▶ [Description of the task]: Tell how many lines have the string "matplotlib" in them, and write nothing besides the number.

▶ [Collected data]:
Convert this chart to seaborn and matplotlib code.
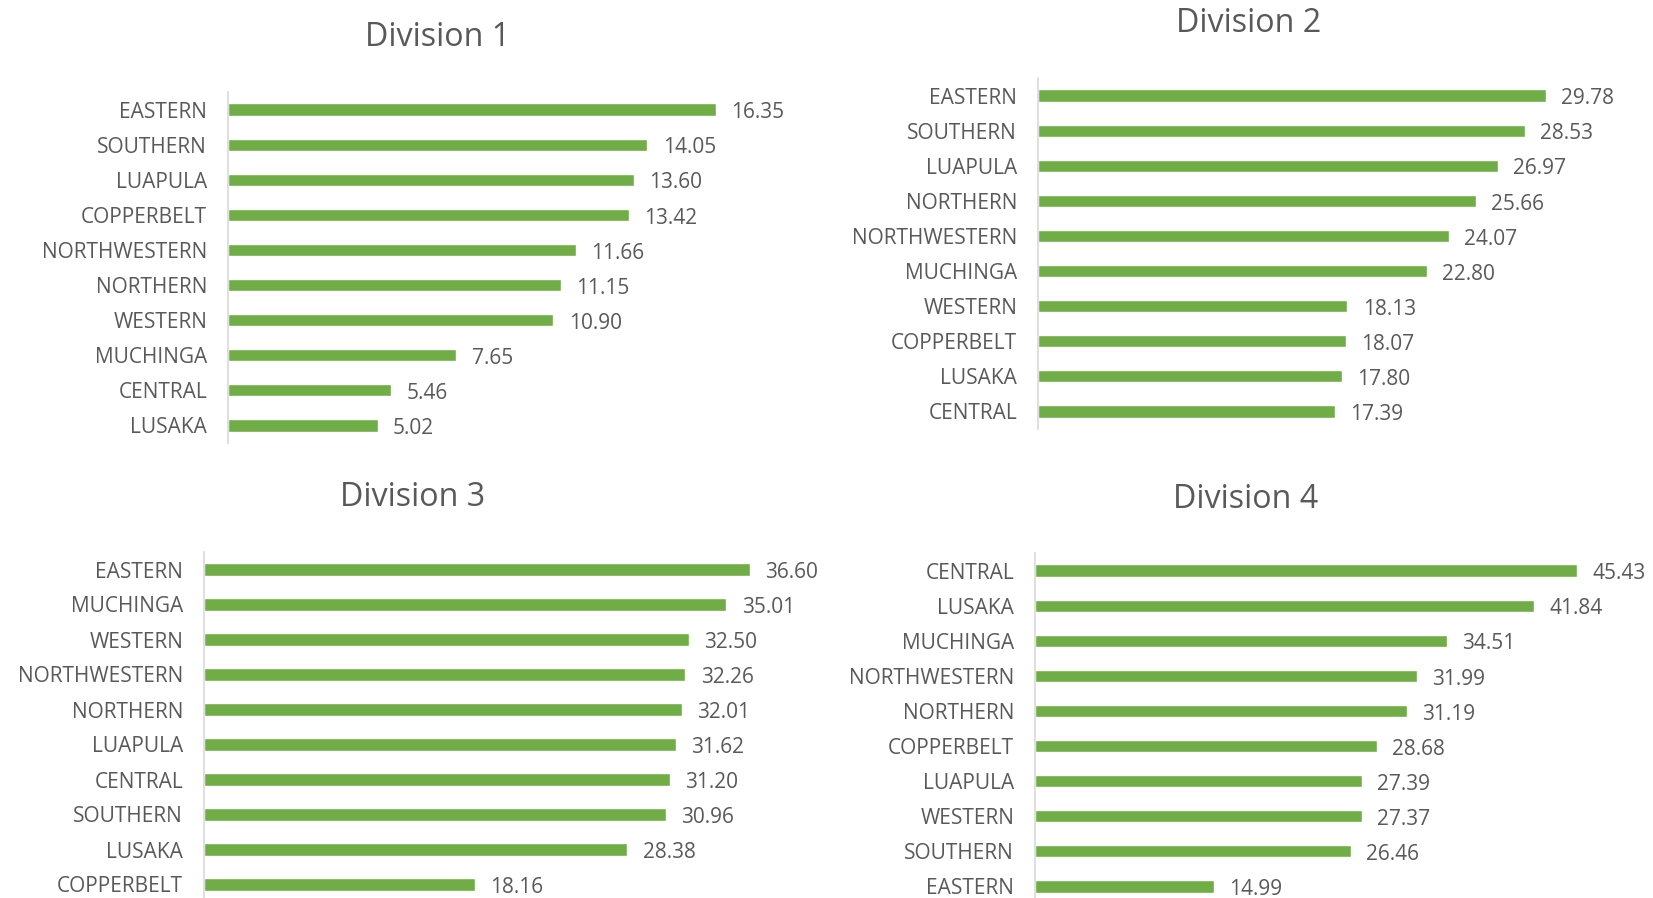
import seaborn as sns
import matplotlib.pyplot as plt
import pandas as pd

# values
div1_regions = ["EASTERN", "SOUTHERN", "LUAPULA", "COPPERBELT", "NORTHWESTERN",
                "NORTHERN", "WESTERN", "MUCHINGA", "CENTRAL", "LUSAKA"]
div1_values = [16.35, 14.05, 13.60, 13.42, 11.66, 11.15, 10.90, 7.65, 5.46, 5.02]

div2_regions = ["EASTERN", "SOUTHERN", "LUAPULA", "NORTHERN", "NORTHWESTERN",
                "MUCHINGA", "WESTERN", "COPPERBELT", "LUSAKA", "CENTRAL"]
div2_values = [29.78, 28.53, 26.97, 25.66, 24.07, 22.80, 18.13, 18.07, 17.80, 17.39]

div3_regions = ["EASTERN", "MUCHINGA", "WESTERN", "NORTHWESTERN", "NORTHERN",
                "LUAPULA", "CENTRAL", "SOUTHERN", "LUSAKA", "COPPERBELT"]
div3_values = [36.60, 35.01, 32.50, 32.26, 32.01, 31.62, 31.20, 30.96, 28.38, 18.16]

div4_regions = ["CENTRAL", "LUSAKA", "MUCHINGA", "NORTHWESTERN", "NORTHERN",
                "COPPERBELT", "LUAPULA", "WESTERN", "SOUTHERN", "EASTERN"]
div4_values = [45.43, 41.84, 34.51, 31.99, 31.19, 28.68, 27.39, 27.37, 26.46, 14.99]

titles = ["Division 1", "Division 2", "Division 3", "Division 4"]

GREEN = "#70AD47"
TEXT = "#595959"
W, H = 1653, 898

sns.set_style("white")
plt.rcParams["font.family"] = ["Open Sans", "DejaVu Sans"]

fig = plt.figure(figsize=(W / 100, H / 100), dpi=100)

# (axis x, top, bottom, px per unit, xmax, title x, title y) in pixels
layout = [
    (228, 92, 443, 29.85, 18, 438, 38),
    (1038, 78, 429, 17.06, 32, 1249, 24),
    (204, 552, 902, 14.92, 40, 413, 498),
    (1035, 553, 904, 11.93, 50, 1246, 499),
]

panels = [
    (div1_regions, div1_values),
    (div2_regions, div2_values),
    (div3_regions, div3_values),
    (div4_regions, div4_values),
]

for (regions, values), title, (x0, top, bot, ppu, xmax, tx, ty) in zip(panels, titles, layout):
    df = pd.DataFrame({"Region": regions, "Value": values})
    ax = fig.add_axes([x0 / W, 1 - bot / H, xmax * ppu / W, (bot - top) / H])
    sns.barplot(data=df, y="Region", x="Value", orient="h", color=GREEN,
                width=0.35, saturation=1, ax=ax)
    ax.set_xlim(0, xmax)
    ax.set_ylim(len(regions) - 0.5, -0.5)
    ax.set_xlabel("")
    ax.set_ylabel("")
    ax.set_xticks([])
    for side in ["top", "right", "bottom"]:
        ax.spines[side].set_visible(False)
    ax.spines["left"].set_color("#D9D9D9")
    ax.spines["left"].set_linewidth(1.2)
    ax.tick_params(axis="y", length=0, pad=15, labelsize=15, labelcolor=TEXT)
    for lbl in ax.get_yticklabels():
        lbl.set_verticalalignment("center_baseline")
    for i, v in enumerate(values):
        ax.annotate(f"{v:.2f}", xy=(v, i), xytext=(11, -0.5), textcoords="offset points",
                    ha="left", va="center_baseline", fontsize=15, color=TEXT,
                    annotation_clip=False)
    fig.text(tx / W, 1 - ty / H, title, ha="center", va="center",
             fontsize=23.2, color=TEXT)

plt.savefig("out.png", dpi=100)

▶ [Finished task]: 2